Фото Reuters
Александр Гельман, писатель, драматург
Первое, что надо сказать, – сослагательная логика лжива: тогда, 20 лет назад, не могло быть иначе, чем было. Слишком многое и слишком многие должны были быть другими, чтобы случилось по-другому. Лично для меня одного лишь активного участия на стороне Хасбулатова такого отъявленного юдофоба, как генерал Макашов, было более чем достаточно, чтобы принять сторону президента Ельцина. Я считал тогда и считаю сегодня: такая позиция была меньшим из двух зол. Конечно, и меньшее зло оказалось достаточно большим, но я уверен – если бы к власти тогда пришли Хасбулатов, Руцкой и Мокашов, положение страны сегодня было бы еще хуже, чем есть.
Андрей Дементьев, поэт
В момент публикации «Письма 42-х» я находился на Северном Кавказе, в городе Ессентуки, и физически не мог его подписать. Открыв номер газеты «Известия», я с удивлением увидел свою подпись, а также подпись Булата Окуджавы, который, кстати, тоже не принимал в этом участия. Мне позвонил главный редактор журнала «Континент» Владимир Максимов, который жил в то время в Париже. Он тоже видел письмо и был в недоумении. Потом я позвонил в Москву ныне покойному первому секретарю СПМ Владимиру Савельеву и выразил возмущение, что подпись поставлена без моего ведома и согласия. Позднее в тех же «Известиях» Владимир Максимов опубликовал заметку-опровержение по поводу моей подписи.
Татьяна Кузовлева, поэт
Шаги к демократии нам даются нелегко и небыстро. Но они ощутимы благодаря данному им в октябре 1993 года шансу. Этот шанс оплачен дорогой ценой. Будь он упущенным, мы бы, учитывая нараставшее тогда с каждым днем непримиримое противостояние в обществе, могли реально скатиться в мясорубку гражданской войны. Остановили ее на самом краю. Поэтому под «Письмом 42-х» я бы и сейчас поставила свою подпись. Со скорбью низко склоняю голову перед всеми жертвами тех дней.

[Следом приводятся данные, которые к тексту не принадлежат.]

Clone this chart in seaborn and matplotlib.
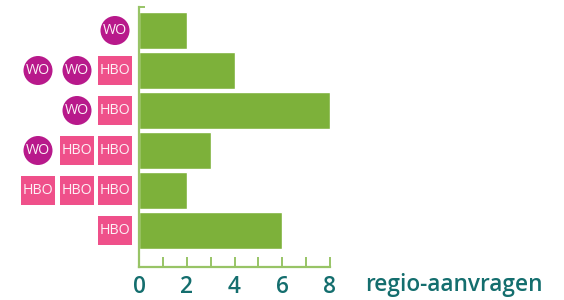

Мариэтта Чудакова, член Европейской академии, профессор Литературного института
Сначала нужно понять – были ли другие выходы?
В сентябре 1993 года у Ельцина выбора не было – Россия больше не могла позволить себе двоевластие.
Зато у депутатов – был. Они могли объявить, что не согласны с указом о своем роспуске, но ради мира в стране подчиняются, идут на новые выборы…
Тем более не было иного выхода 3–4 октября. Любой президент любой страны обязан подавлять вооруженный мятеж в столице всеми имеющимися в его распоряжении средствами.
Средств оказалось немного: милиции в Москве в ту ночь не существовало. Я вышла полпервого ночи из метро «Савеловская» и шла одна на Российское ТВ через дворы типографии «Правды». Не встретила ни одного милиционера. Когда после выступления меня везли на машине через всю Москву – то же самое.
Поддержать президента и предотвратить гражданскую войну согласилась только армия. Таковы факты. Лично я сдавать Москву пьяному Макашову и Руцкому, кричавшему с телеэкрана: «Летчики! Подымайте машины, бомбите Кремль!» – не намеревалась.
Каждый последующий день президентства Ельцина укреплял в России демократию: цемент схватывается долго. Именно поэтому сейчас не так-то легко, оказывается, ее разрушить.